Fresh cheeses, including young goat's cheeses: Honey, tomatoes, figs, black olives, tapenade, salad leaves. More mature goat's cheeses are ideal served with fig jam, or honey.

Soft Cheeses: Bloomy rind cheeses: Generally best served on its own. Young triple cream cheeses can be served with strawberries (just about). Brie de Meaux can be served alongside cornichons, although it is questionable to what extent this complements the cheese. Try serving it with walnuts instead, with even a tiny drop of honey.

Munster Washed Rind cheeses: Almost certainly better left as is. Munster can be wonderful with caraway seeds and even a gewürztraminer jelly if you can get it.
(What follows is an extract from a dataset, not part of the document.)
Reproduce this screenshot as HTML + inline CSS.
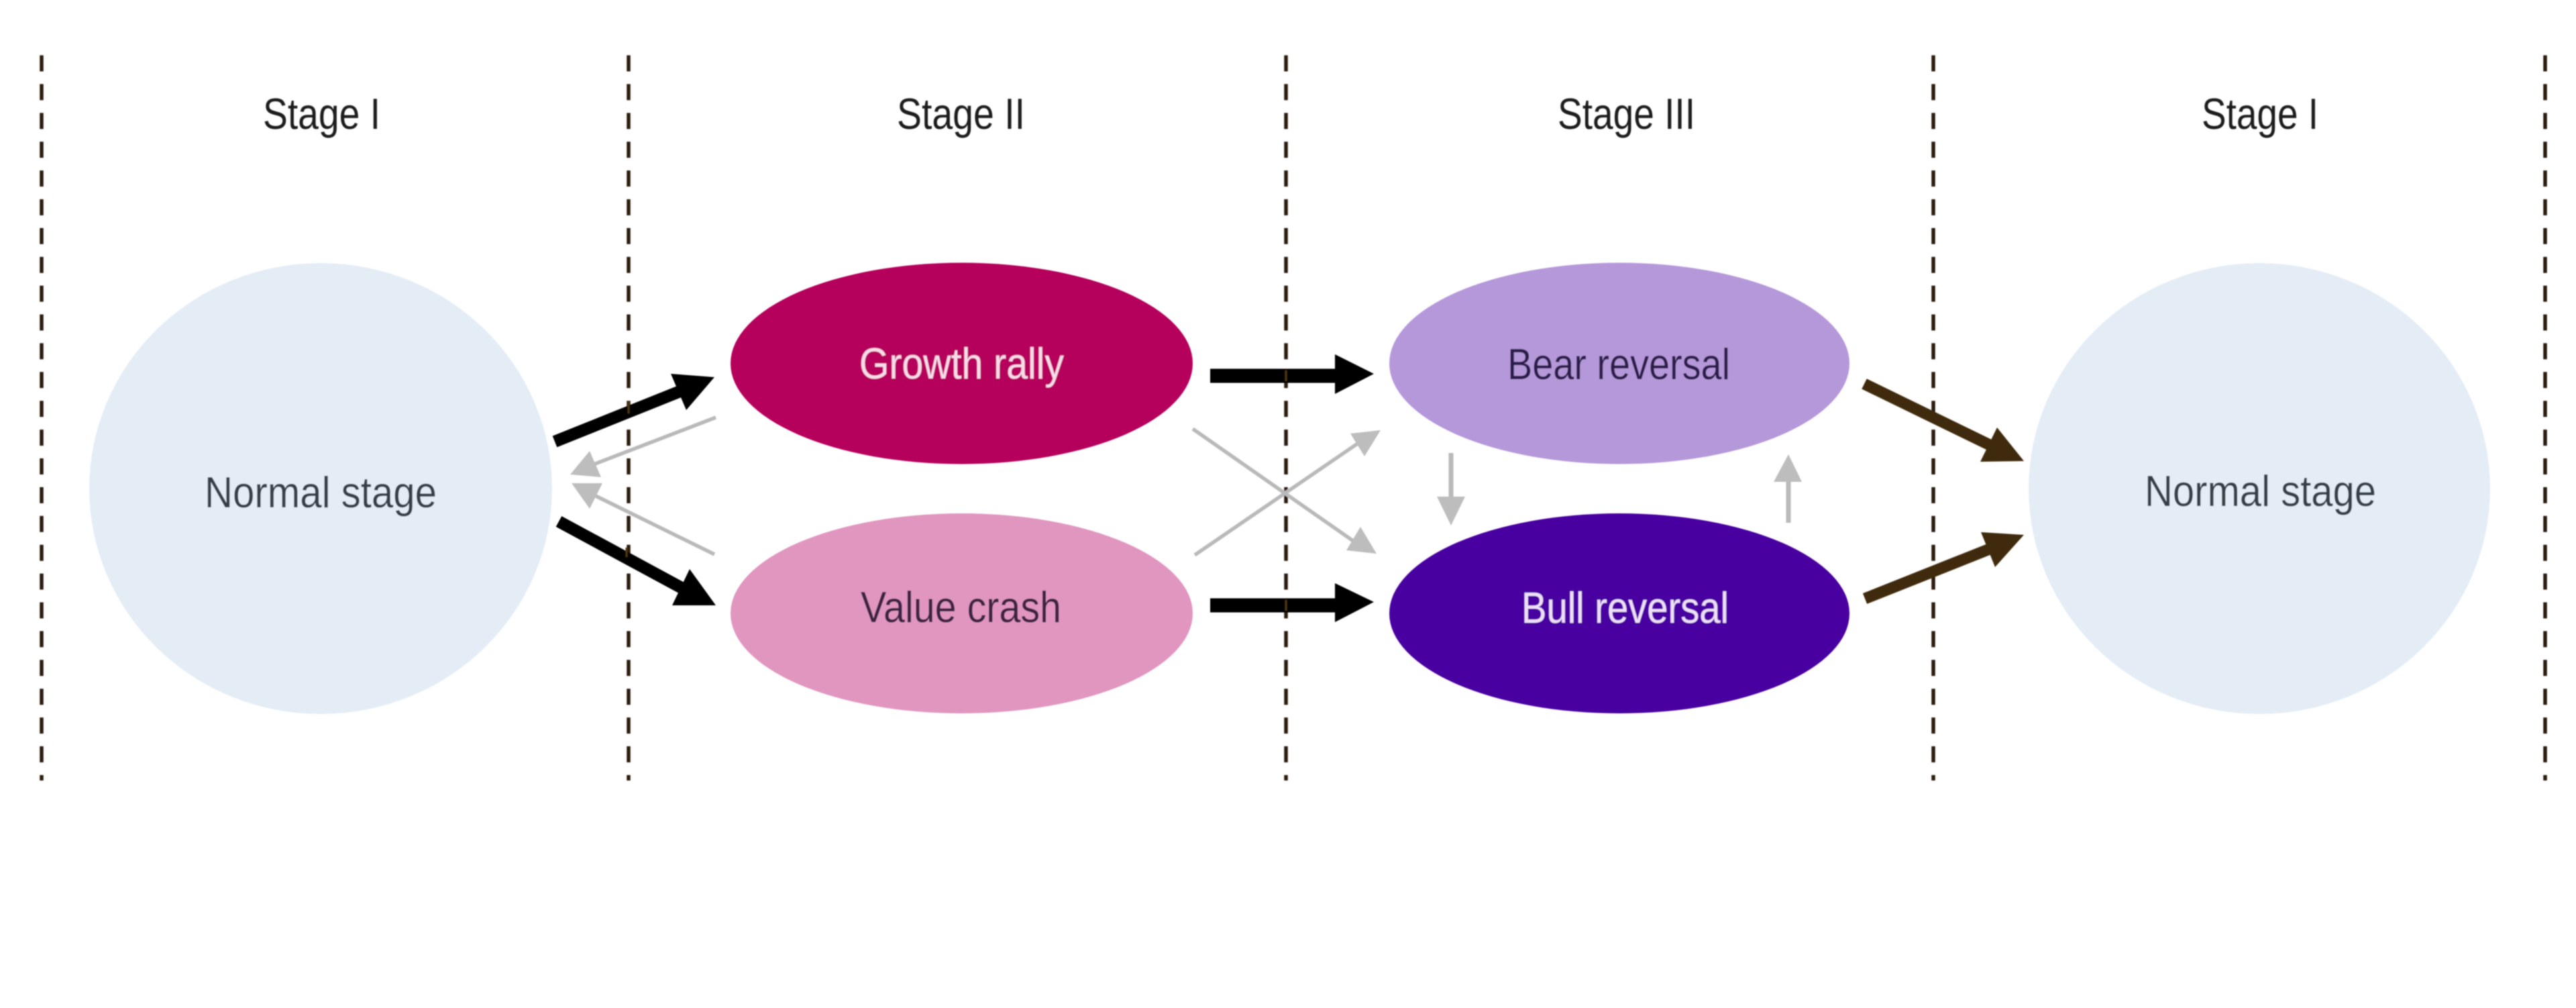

Blue Cheeses: Wonderful with many accompaniments. Blues go especially well with pears, walnuts, pecans, and bitter leaves such as endives, esp. Roquefort and Gorgonzola. Stilton and Cashel are great with quince paste. Honey tends to be slightly less successful.

Hard Cheeses: Cheddars with bite are particularly good with apples, although chutneys can also work well. Goudas may be served with cumin seeds, although are possibly left to their own devices. Comte is good with black cherry jam, and even quince paste. Gruyere can be good with caramelised onions. Parmesan is fantastic with pears, walnuts, and even celery.